B Lab, a US non-profit organisation has attempted to address this issue of whether funds have a suitable impact not by setting a de minimis set of standards but by building a rating system; GIIRS, which creates "a holistic picture of [a] fund and portfolio companies’ impact" which can allow comparison and benchmarking against other funds and be used to verify funds' claims of a social mission – it is, as one user described it, "a standardized way to compare apples to apples across different impact areas."

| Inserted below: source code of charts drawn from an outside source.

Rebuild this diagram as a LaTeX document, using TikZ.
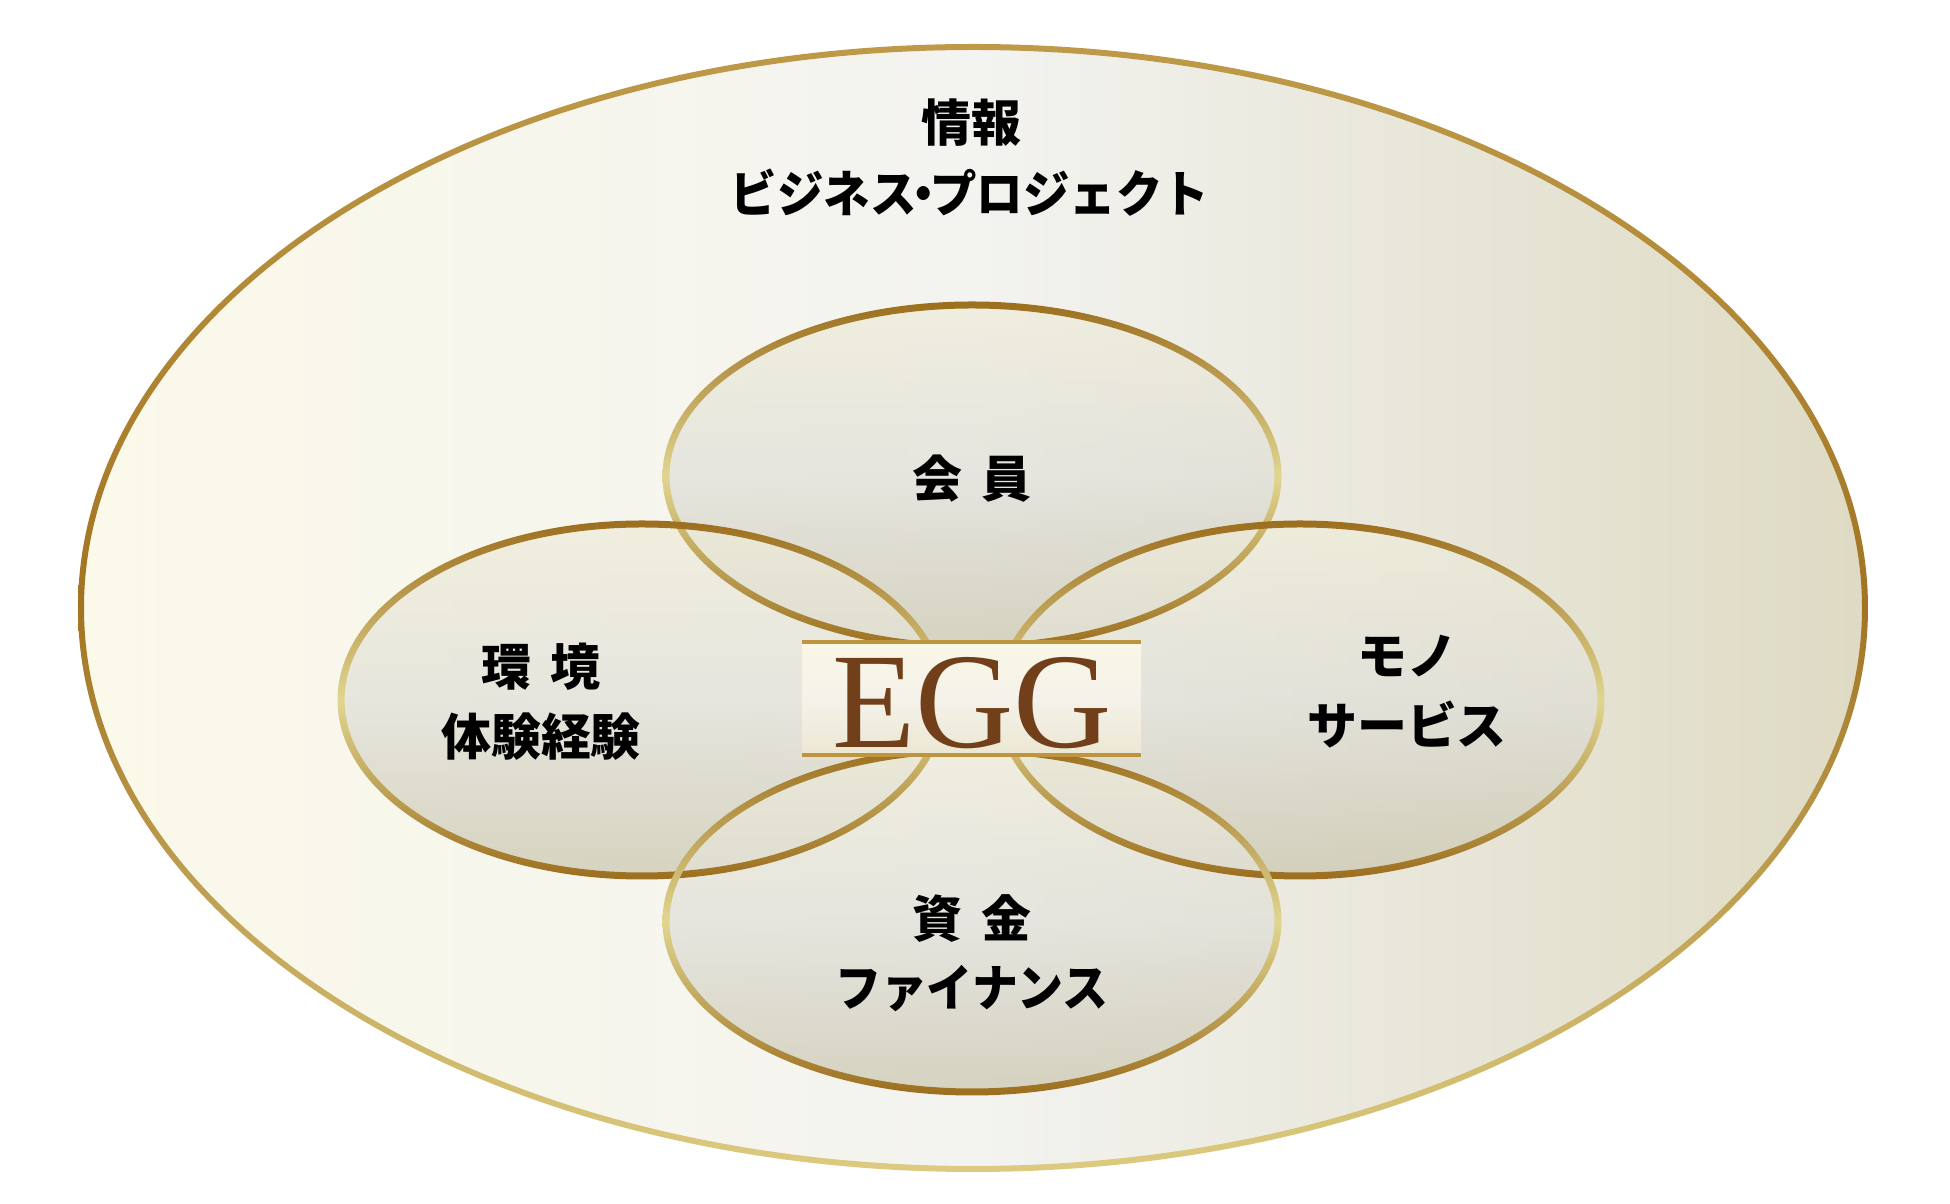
\documentclass[tikz,border=0pt]{standalone}
\usepackage{fontspec}
\setmainfont{Liberation Serif}
\newfontfamily\jpfont{Noto Sans CJK JP}
\definecolor{olA}{HTML}{FBF9E9}
\definecolor{olB}{HTML}{F3F3F0}
\definecolor{olC}{HTML}{DEDAC3}
\definecolor{goldD}{HTML}{9C6E1E}
\definecolor{goldM}{HTML}{BE9A48}
\definecolor{goldL}{HTML}{E0D690}
\definecolor{goldB}{HTML}{DCCB80}
\definecolor{goldO}{HTML}{A27422}
\definecolor{sfT}{HTML}{EFECD8}
\definecolor{sfM}{HTML}{E0DFD8}
\definecolor{sfB}{HTML}{C9C5AD}
\definecolor{boxT}{HTML}{FAF7E6}
\definecolor{boxM}{HTML}{F4F2EA}
\definecolor{boxB}{HTML}{ECE7D3}
\definecolor{boxline}{HTML}{BF943E}
\definecolor{eggbrown}{HTML}{71401A}
\pgfdeclarehorizontalshading{outerfill}{100bp}{color(0bp)=(olA); color(25bp)=(olA); color(50bp)=(olB); color(75bp)=(olC); color(100bp)=(olC)}
\tikzset{
  lbl/.style={font=\jpfont\bfseries\fontsize{14.2pt}{19.9pt}\selectfont, align=center, inner sep=0pt, text=black},
  egg/.style={font=\fontsize{38.7pt}{40pt}\selectfont, inner sep=0pt, text=eggbrown},
  petalfill/.style={top color=sfT, bottom color=sfB, middle color=sfM, fill opacity=0.7},
  petalring/.style={even odd rule, top color=goldD, bottom color=goldD, middle color=goldL},
  outerring/.style={even odd rule, top color=goldM, bottom color=goldB, middle color=goldO}
}
\begin{document}
\begin{tikzpicture}[x=0.01cm, y=-0.01cm]
\useasboundingbox[fill=white] (0,0) rectangle (1950,1204);
% outer ellipse
\shade[shading=outerfill] (973,608) ellipse [x radius=892, y radius=561];
\shade[outerring] (973,608) ellipse [x radius=895, y radius=564] (973,608) ellipse [x radius=889, y radius=558];
% petals: fills
\shade[petalfill] (972,476) ellipse [x radius=306, y radius=171];
\shade[petalfill] (642,700) ellipse [x radius=301, y radius=176];
\shade[petalfill] (1300,700) ellipse [x radius=301, y radius=176];
\shade[petalfill] (972,921) ellipse [x radius=306, y radius=171];
% petals: rings
\shade[petalring] (972,476) ellipse [x radius=309.5, y radius=174.5] (972,476) ellipse [x radius=302.5, y radius=167.5];
\shade[petalring] (642,700) ellipse [x radius=304.5, y radius=179.5] (642,700) ellipse [x radius=297.5, y radius=172.5];
\shade[petalring] (1300,700) ellipse [x radius=304.5, y radius=179.5] (1300,700) ellipse [x radius=297.5, y radius=172.5];
\shade[petalring] (972,921) ellipse [x radius=309.5, y radius=174.5] (972,921) ellipse [x radius=302.5, y radius=167.5];
% EGG plate
\shade[top color=boxT, bottom color=boxB, middle color=boxM] (802,641) rectangle (1141,756);
\draw[boxline, line width=1.2pt] (802,642) -- (1141,642);
\draw[boxline, line width=1.2pt] (802,755) -- (1141,755);
% labels
\node[egg] (egg) at (972,703) {EGG};
\node[lbl] (info) at (971,123) {情報};
\node[lbl, xscale=0.93] (infosub) at (970,193) {ビジネス\hspace{-0.35em}・\hspace{-0.35em}プロジェクト};
\node[lbl] (member) at (972,479) {会\hspace{0.4em}員};
\node[lbl] (env) at (541,702) {環\hspace{0.4em}境\\体験経験};
\node[lbl] (goods) at (1407,692) {モノ\\サービス};
\node[lbl] (fund) at (972,919) {資\hspace{0.4em}金};
\node[lbl, xscale=0.92] (fundsub) at (972,989) {ファイナンス};
\end{tikzpicture}
\end{document}
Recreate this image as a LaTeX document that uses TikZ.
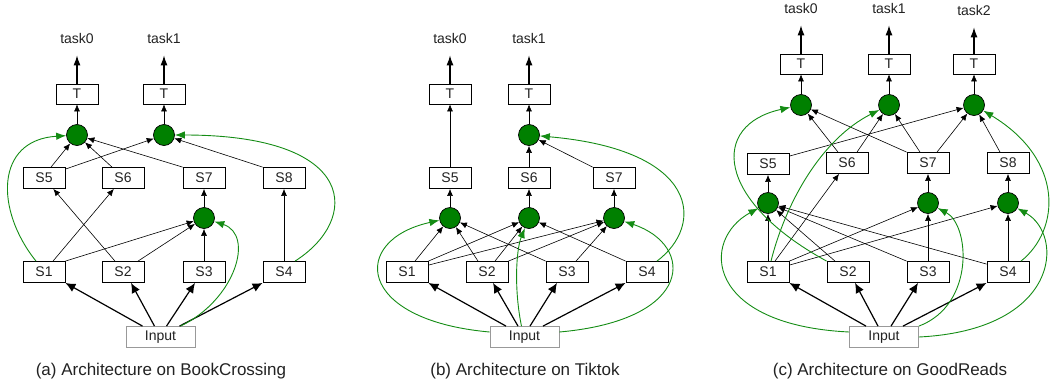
\documentclass[tikz,border=0pt]{standalone}
\usepackage{fontspec}
\setmainfont{Liberation Sans}
\usetikzlibrary{arrows.meta}
\definecolor{gfill}{RGB}{0,128,0}
\definecolor{gline}{RGB}{20,140,20}
\definecolor{txt}{RGB}{34,34,34}
\tikzset{
 nfont/.style={font=\fontsize{14}{16}\selectfont, text=txt},
 sbox/.style={draw, line width=0.8pt, minimum width=42pt, minimum height=21pt, inner sep=0pt, nfont},
 tbox/.style={sbox, minimum height=20pt},
 inbox/.style={draw=gray!80, line width=0.8pt, minimum width=69pt, minimum height=21pt, inner sep=0pt, nfont},
 gnode/.style={circle, draw, line width=0.7pt, fill=gfill, minimum size=21pt, inner sep=0pt},
 tasklbl/.style={nfont, inner sep=0pt},
 captn/.style={font=\fontsize{17}{19}\selectfont, text=txt, inner sep=0pt},
 thin/.style={line width=0.6pt, -{Latex[length=7pt,width=6pt]}},
 inarr/.style={line width=1.2pt, -{Latex[length=10pt,width=9pt]}},
 outarr/.style={line width=1.2pt, -{Latex[length=10pt,width=7pt]}, shorten >=12pt},
 garr/.style={gline, line width=0.9pt, -{Latex[length=10pt,width=7.5pt]}},
}
\begin{document}
\begin{tikzpicture}[x=1pt,y=-1pt]
\useasboundingbox (0,0) rectangle (1050,391);
% ================= panel (a)
\node[tasklbl] (atask0) at (77,38) {task0};
\node[tasklbl] (atask1) at (164,38) {task1};
\node[tbox] (aT0) at (77,94) {T};
\node[tbox] (aT1) at (164,94) {T};
\node[gnode] (aC0) at (77,135) {};
\node[gnode] (aC1) at (164,135) {};
\node[sbox] (aS5) at (44,178) {S5};
\node[sbox] (aS6) at (123,178) {S6};
\node[sbox] (aS7) at (204,178) {S7};
\node[sbox] (aS8) at (284,178) {S8};
\node[gnode] (aCm) at (204,218) {};
\node[sbox] (aS1) at (44,272) {S1};
\node[sbox] (aS2) at (123,272) {S2};
\node[sbox] (aS3) at (204,272) {S3};
\node[sbox] (aS4) at (284,272) {S4};
\node[inbox] (aIn) at (160.5,337) {Input};
\node[captn] (acap) at (161,371) {(a) Architecture on BookCrossing};
\draw[outarr] (aT0) -- (atask0);
\draw[outarr] (aT1) -- (atask1);
\draw[thin] (aC0) -- (aT0);
\draw[thin] (aC1) -- (aT1);
\draw[thin] ([xshift=7pt]aS5.north) -- (aC0);
\draw[thin] ([xshift=-11pt]aS6.north) -- (aC0);
\draw[thin] (aS7.north west) -- (aC0);
\draw[thin] ([yshift=-2pt]aS5.north east) -- (aC1);
\draw[thin] (aS8.north west) -- (aC1);
\draw[thin] (aCm) -- (aS7);
\draw[thin] (aS1.north east) -- (aCm);
\draw[thin] ([xshift=15pt]aS2.north) -- (aCm);
\draw[thin] (aS3) -- (aCm);
\draw[thin] ([xshift=9pt]aS1.north) -- (aS6);
\draw[thin] ([xshift=-8pt]aS2.north) -- (aS5);
\draw[thin] (aS4) -- (aS8);
\draw[inarr] ([xshift=-18pt]aIn.north) -- (aS1.south east);
\draw[inarr] ([xshift=-6pt]aIn.north) -- ([xshift=8pt]aS2.south);
\draw[inarr] ([xshift=6pt]aIn.north) -- ([xshift=-9pt]aS3.south);
\draw[inarr] ([xshift=19pt]aIn.north) -- (aS4.south west);
\draw[garr] ([xshift=-8pt]aS1.north) .. controls (-5,210) and (-5,140) .. (aC0);
\draw[garr] ([xshift=11pt]aS4.north) .. controls (360,220) and (360,135) .. (aC1);
\draw[garr] ([xshift=20pt]aIn.north) .. controls (235,300) and (255,235) .. (aCm);
% ================= panel (b)
\node[tasklbl] (btask0) at (450,38) {task0};
\node[tasklbl] (btask1) at (529,38) {task1};
\node[tbox] (bT0) at (450,94) {T};
\node[tbox] (bT1) at (529,94) {T};
\node[gnode] (bC1) at (529,135) {};
\node[sbox] (bS5) at (450,178) {S5};
\node[sbox] (bS6) at (529,178) {S6};
\node[sbox] (bS7) at (614,178) {S7};
\node[gnode] (bc5) at (450,218) {};
\node[gnode] (bc6) at (529,218) {};
\node[gnode] (bc7) at (614,218) {};
\node[sbox] (bS1) at (407,272) {S1};
\node[sbox] (bS2) at (487,272) {S2};
\node[sbox] (bS3) at (567,272) {S3};
\node[sbox] (bS4) at (647,272) {S4};
\node[inbox] (bIn) at (524.5,337) {Input};
\node[captn] (bcap) at (525,371) {(b) Architecture on Tiktok};
\draw[outarr] (bT0) -- (btask0);
\draw[outarr] (bT1) -- (btask1);
\draw[thin] (bS5) -- (bT0);
\draw[thin] (bC1) -- (bT1);
\draw[thin] (bS6) -- (bC1);
\draw[thin] (bS7.north west) -- (bC1);
\draw[thin] (bc5) -- (bS5);
\draw[thin] (bc6) -- (bS6);
\draw[thin] (bc7) -- (bS7);
\draw[thin] ([xshift=8pt]bS1.north) -- (bc5);
\draw[thin] ([xshift=-9pt]bS2.north) -- (bc5);
\draw[thin] (bS3.north west) -- (bc5);
\draw[thin] (bS1.north east) -- (bc6);
\draw[thin] ([xshift=8pt]bS2.north) -- (bc6);
\draw[thin] (bS4.north west) -- (bc6);
\draw[thin] ([yshift=-4pt]bS1.north east) -- (bc7);
\draw[thin] (bS2.north east) -- (bc7);
\draw[thin] ([xshift=9pt]bS3.north) -- (bc7);
\draw[inarr] ([xshift=-18.5pt]bIn.north) -- (bS1.south east);
\draw[inarr] ([xshift=-6.5pt]bIn.north) -- ([xshift=6pt]bS2.south);
\draw[inarr] ([xshift=5.5pt]bIn.north) -- ([xshift=-10pt]bS3.south);
\draw[inarr] ([xshift=18.5pt]bIn.north) -- (bS4.south west);
\draw[garr] ([yshift=5pt]bIn.west) .. controls (355,320) and (350,240) .. (bc5);
\draw[garr] ([xshift=-3pt]bIn.north) .. controls (514,290) and (516,250) .. (bc6);
\draw[garr] ([yshift=5pt]bIn.east) .. controls (695,320) and (695,245) .. (bc7);
\draw[garr] ([xshift=10pt]bS4.north) .. controls (705,225) and (700,150) .. (bC1);
% ================= panel (c)
\node[tasklbl] (ctask0) at (801,8) {task0};
\node[tasklbl] (ctask1) at (889,8) {task1};
\node[tasklbl] (ctask2) at (974,10) {task2};
\node[tbox] (cT0) at (801,64) {T};
\node[tbox] (cT1) at (889,64) {T};
\node[tbox] (cT2) at (974,64) {T};
\node[gnode] (cC0) at (801,105) {};
\node[gnode] (cC1) at (889,105) {};
\node[gnode] (cC2) at (974,105) {};
\node[sbox] (cS5) at (768,164) {S5};
\node[sbox] (cS6) at (847,163) {S6};
\node[sbox] (cS7) at (928,163) {S7};
\node[sbox] (cS8) at (1008,163) {S8};
\node[gnode] (cL1) at (768,203) {};
\node[gnode] (cL3) at (928,203) {};
\node[gnode] (cL4) at (1008,203) {};
\node[sbox] (cS1) at (768,272) {S1};
\node[sbox] (cS2) at (848,272) {S2};
\node[sbox] (cS3) at (928,272) {S3};
\node[sbox] (cS4) at (1008,272) {S4};
\node[inbox] (cIn) at (884,337) {Input};
\node[captn] (ccap) at (890,371) {(c) Architecture on GoodReads};
\draw[outarr] (cT0) -- (ctask0);
\draw[outarr] (cT1) -- (ctask1);
\draw[outarr] (cT2) -- (ctask2);
\draw[thin] (cC0) -- (cT0);
\draw[thin] (cC1) -- (cT1);
\draw[thin] (cC2) -- (cT2);
\draw[thin] ([xshift=-9pt]cS6.north) -- (cC0);
\draw[thin] ([xshift=10pt]cS6.north) -- (cC1);
\draw[thin] (cS7.north west) -- (cC0);
\draw[thin] ([xshift=-8pt]cS7.north) -- (cC1);
\draw[thin] ([xshift=9pt]cS7.north) -- (cC2);
\draw[thin] ([yshift=-3pt]cS5.north east) -- (cC2);
\draw[thin] ([xshift=-8pt]cS8.north) -- (cC2);
\draw[thin] (cL1) -- (cS5);
\draw[thin] (cL3) -- (cS7);
\draw[thin] (cL4) -- (cS8);
\draw[thin] (cS1) -- (cL1);
\draw[thin] ([xshift=-13pt]cS2.north) -- (cL1);
\draw[thin] (cS3.north west) -- (cL1);
\draw[thin] ([yshift=-3pt]cS4.north west) -- (cL1);
\draw[thin] ([xshift=7pt]cS1.north) -- (cS6);
\draw[thin] (cS1.north east) -- (cL3);
\draw[thin] ([yshift=-4pt]cS1.north east) -- (cL4);
\draw[thin] (cS3) -- (cL3);
\draw[thin] (cS4) -- (cL4);
\draw[inarr] ([xshift=-18pt]cIn.north) -- (cS1.south east);
\draw[inarr] ([xshift=-6pt]cIn.north) -- ([xshift=7pt]cS2.south);
\draw[inarr] ([xshift=7pt]cIn.north) -- ([xshift=-10pt]cS3.south);
\draw[inarr] ([xshift=19pt]cIn.north) -- (cS4.south west);
\draw[garr] (cS2.north west) .. controls (715,200) and (710,125) .. (cC0);
\draw[garr] ([xshift=3pt]cS1.north) .. controls (785,205) and (820,140) .. (cC1);
\draw[garr] ([yshift=5pt]cIn.west) .. controls (705,325) and (700,240) .. (cL1);
\draw[garr] (cIn.north east) .. controls (975,305) and (970,225) .. (cL3);
\draw[garr] (cIn.east) .. controls (1060,330) and (1065,235) .. (cL4);
\draw[garr] ([xshift=13pt]cS4.north) .. controls (1060,230) and (1065,160) .. (cC2);
\end{tikzpicture}
\end{document}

It may be that in future, in addition to being certified as "green", "social" or "impact" by an independent arbiter, a rating system like this is applied to almost all investments in much the same way many investments now get an S&P or Moody's rating and the marketplace takes it from there. Perhaps these ratings would in and of themselves do away with the need for a differentiation with the market simply recognising that funds and their portfolios reach a certain threshold on GIIRS or a similar system should be categorised within an impact sector – an ethical AAA rating if you will.
What does this all mean?
Whilst the current state of play is somewhat frustrating with varying standards and definitions in play for the layman, it would appear that the marketplace itself is regulating what is or isn't impact through demand. In essence this is a question of credibility in just the same way as a broader financial track record is. Whilst I have no doubt that financial services regulators in various parts of the world may attempt to create "an impact fund product", I would hope that this is modelled in a similar fashion to the LSE Green Bond model with relatively simple clearly designed requirements for an independent certifier to meet.
An excessive overlay (too much stick, not enough carrot) beyond that may well cramp the marketplace's innovative nature and delay or reduce the delivery of capital to projects that can use it for globally positive purposes. Hopefully the various bodies involved will continue to make progress in this field and a global standard of some kind can be worked toward; perhaps the GIIN will be just the tonic the world's financial markets need.